For Gilroy there is something utopian in such flickering of diasporic Black culture. “These musical traditions do not always fit neatly into the stories of ethnic resilience, heroic masculinity, national liberation, racial ascent, and vindication that would serve the immediate political interests of its creators…” (101) They touch on the affective registers of an unequal yet interdependent world. “Purity becomes impossible, and hybridity ceases to be the exclusive preoccupation of some imaginary postcolonial elite. Instead, it becomes a routine principle of unruly multi-culture.” (151)

Yet there is a mournful note in Gilroy’s writing. “The counter-cultural voice of black Atlantic popular music has faded out. Song and dance have lost their preeminent positions in the ritual and interpretive processes that both grounded and bounded communal life.” (121) Perhaps it is important to accept its passing in order to imagine something else in its place. It was, after all, an art that heightened awareness of loss and kept open some other redress other than consumption.  “A virtuous rapport with the presence of death was one key characteristic of the tradition of music making towards freedom which is now coming to an end, as the freedom to consume without limits promises the satisfaction of all desires.” (126)
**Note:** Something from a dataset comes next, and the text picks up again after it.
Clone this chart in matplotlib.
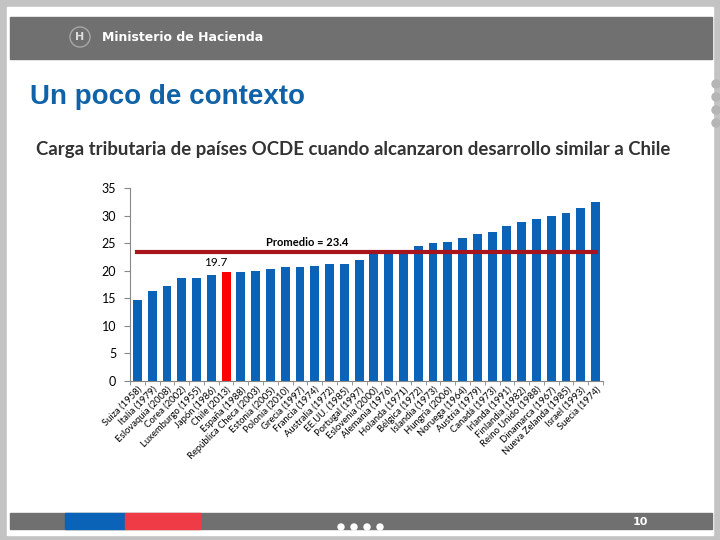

Gilroy really does think there has been what Adorno would call a “regression of listening.” (129) Other writers might disagree. Kodwo Eshun makes a case for the digital turn in Afro-futurism. Rachel Kaadzi Ghansah writes compellingly about Kendrick Lamar and the fan culture of Beyoncé. As to whether they are convincing, it is not my place to say. Certainly, the changing global infrastructure upon within which popular cultures flourish or not is a rather different environment now to what it was in what one might call the late analog era.

What would a popular, affective, diasporic culture of hybridity be like now? Would it be elsewhere than in popular music? Might it dispense with even the alternate versions of masculine stardom? It still seems an urgent question. For Gilroy, it is about the problem of approaching a workable version of species-being. In his reading, Frantz Fanon is not a writer who would easily assimilate into the default anti-humanism of the American academy. In trying to conceptualize species being without race, Fanon refuses to see cultural differences as absolute, eternal, or insurmountable.
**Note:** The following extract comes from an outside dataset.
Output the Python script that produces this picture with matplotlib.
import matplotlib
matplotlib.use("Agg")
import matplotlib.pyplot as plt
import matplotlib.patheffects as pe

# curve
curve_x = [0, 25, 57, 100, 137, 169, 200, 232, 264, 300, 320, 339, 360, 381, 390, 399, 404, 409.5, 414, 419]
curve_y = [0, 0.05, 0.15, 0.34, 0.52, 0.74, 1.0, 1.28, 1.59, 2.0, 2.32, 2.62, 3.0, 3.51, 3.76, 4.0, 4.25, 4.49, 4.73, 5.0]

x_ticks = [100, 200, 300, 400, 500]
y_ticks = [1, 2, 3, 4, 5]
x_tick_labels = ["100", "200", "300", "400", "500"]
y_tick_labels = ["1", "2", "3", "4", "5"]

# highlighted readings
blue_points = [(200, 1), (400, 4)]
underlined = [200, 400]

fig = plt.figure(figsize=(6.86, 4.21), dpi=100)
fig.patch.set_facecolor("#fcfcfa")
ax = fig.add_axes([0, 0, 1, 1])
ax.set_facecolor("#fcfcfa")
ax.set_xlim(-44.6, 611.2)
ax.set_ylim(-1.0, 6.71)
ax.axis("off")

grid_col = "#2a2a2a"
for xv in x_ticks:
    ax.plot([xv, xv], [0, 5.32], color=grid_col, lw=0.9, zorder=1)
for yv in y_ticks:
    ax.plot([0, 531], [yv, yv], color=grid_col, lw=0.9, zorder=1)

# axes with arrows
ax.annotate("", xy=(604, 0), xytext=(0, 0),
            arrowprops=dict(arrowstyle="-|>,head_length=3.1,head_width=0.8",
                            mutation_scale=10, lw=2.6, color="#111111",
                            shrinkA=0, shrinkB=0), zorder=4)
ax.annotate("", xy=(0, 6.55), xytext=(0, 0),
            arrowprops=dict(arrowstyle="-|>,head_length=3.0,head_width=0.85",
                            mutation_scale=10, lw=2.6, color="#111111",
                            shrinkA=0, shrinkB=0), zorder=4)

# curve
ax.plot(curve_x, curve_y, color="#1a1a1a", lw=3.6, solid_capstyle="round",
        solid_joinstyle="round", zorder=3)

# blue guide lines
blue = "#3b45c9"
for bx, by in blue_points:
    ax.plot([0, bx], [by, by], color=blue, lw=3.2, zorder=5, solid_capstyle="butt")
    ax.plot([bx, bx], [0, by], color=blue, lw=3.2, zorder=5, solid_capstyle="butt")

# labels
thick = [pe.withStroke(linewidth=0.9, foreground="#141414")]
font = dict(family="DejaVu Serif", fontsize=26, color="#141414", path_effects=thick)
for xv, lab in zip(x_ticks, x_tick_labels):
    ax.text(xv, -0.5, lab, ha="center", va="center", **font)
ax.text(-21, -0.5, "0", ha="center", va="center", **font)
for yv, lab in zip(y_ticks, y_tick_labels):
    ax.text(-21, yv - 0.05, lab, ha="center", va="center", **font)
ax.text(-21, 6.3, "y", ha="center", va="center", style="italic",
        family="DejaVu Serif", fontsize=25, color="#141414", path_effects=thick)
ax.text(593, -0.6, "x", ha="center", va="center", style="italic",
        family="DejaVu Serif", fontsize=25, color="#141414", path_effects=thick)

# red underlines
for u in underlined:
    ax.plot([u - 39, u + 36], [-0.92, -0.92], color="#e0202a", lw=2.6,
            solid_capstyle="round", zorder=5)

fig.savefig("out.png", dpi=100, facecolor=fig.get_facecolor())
In Gilroy’s Fanon, racism exacts a cost to both victims and perpetrators in that a common humanity is amputated and authentic interaction becomes impossible. He refuses any easy position of innocence. The perpetrator and victim roles are, as in Baudelaire, exchangeable. Gilroy stresses the continuity in Fanon from the anti-Fascism of the war years and the anti-colonialism that gained momentum after it. There is a utopian moment that gestures toward universality here, but in the negative. There need be no idealized core to a concept of species-being. It is rather a decision to accept the relativism of cultures vis-à-vis each other. Indeed, it has to pull away the prop of an essential and restrictive claim to humanity made by any race as a component of the useful violence that produces a hierarchy of difference.